Brief -
Below is some material; set it all down exactly, apart from the pictures.

╭──

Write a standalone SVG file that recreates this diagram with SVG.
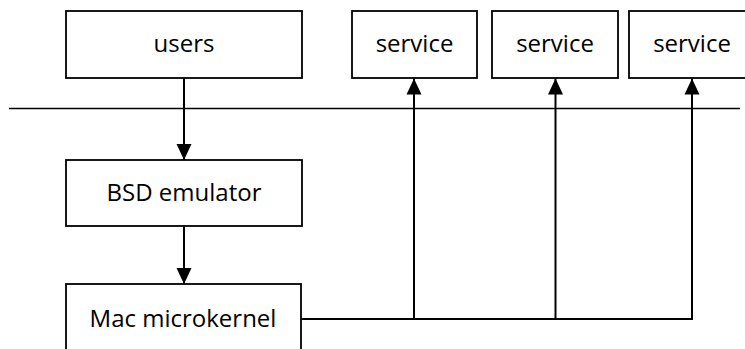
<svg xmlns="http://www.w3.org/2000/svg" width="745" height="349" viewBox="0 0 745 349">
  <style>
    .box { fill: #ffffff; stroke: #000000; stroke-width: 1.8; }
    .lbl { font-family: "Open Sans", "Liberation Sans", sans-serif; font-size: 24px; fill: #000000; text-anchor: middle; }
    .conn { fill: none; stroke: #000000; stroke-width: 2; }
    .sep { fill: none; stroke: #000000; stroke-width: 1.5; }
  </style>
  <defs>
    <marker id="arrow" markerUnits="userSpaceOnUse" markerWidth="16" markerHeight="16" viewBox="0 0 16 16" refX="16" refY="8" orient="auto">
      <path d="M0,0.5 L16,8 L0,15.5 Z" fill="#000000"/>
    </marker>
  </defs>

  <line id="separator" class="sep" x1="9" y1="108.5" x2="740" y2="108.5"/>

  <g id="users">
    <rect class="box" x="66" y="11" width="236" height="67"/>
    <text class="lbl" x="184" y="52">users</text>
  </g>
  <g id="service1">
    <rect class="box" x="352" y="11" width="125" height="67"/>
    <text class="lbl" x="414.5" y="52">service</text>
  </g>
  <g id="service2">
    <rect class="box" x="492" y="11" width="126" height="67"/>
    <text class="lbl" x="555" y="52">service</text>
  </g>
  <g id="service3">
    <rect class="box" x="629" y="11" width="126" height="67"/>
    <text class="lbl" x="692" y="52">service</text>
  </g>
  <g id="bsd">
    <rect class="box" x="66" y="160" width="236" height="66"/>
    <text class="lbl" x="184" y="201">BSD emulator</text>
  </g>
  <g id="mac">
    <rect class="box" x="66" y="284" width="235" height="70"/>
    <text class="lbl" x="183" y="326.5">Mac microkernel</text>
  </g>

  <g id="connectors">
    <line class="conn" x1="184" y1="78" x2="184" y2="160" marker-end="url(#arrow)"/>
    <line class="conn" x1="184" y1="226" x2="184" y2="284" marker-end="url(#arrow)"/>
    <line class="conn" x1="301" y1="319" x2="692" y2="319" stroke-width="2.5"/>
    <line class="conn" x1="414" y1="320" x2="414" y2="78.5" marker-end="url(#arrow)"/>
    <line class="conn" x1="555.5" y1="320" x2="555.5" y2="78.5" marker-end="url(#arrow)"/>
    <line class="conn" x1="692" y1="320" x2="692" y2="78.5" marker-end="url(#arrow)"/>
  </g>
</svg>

╰──

Result for this exercise -
Write a standalone SVG file that recreates this diagram with SVG.
<svg xmlns="http://www.w3.org/2000/svg" width="745" height="349" viewBox="0 0 745 349">
  <style>
    .box { fill: #ffffff; stroke: #000000; stroke-width: 1.8; }
    .lbl { font-family: "Open Sans", "Liberation Sans", sans-serif; font-size: 24px; fill: #000000; text-anchor: middle; }
    .conn { fill: none; stroke: #000000; stroke-width: 2; }
    .sep { fill: none; stroke: #000000; stroke-width: 1.5; }
  </style>
  <defs>
    <marker id="arrow" markerUnits="userSpaceOnUse" markerWidth="16" markerHeight="16" viewBox="0 0 16 16" refX="16" refY="8" orient="auto">
      <path d="M0,0.5 L16,8 L0,15.5 Z" fill="#000000"/>
    </marker>
  </defs>

  <line id="separator" class="sep" x1="9" y1="108.5" x2="740" y2="108.5"/>

  <g id="users">
    <rect class="box" x="66" y="11" width="236" height="67"/>
    <text class="lbl" x="184" y="52">users</text>
  </g>
  <g id="service1">
    <rect class="box" x="352" y="11" width="125" height="67"/>
    <text class="lbl" x="414.5" y="52">service</text>
  </g>
  <g id="service2">
    <rect class="box" x="492" y="11" width="126" height="67"/>
    <text class="lbl" x="555" y="52">service</text>
  </g>
  <g id="service3">
    <rect class="box" x="629" y="11" width="126" height="67"/>
    <text class="lbl" x="692" y="52">service</text>
  </g>
  <g id="bsd">
    <rect class="box" x="66" y="160" width="236" height="66"/>
    <text class="lbl" x="184" y="201">BSD emulator</text>
  </g>
  <g id="mac">
    <rect class="box" x="66" y="284" width="235" height="70"/>
    <text class="lbl" x="183" y="326.5">Mac microkernel</text>
  </g>

  <g id="connectors">
    <line class="conn" x1="184" y1="78" x2="184" y2="160" marker-end="url(#arrow)"/>
    <line class="conn" x1="184" y1="226" x2="184" y2="284" marker-end="url(#arrow)"/>
    <line class="conn" x1="301" y1="319" x2="692" y2="319" stroke-width="2.5"/>
    <line class="conn" x1="414" y1="320" x2="414" y2="78.5" marker-end="url(#arrow)"/>
    <line class="conn" x1="555.5" y1="320" x2="555.5" y2="78.5" marker-end="url(#arrow)"/>
    <line class="conn" x1="692" y1="320" x2="692" y2="78.5" marker-end="url(#arrow)"/>
  </g>
</svg>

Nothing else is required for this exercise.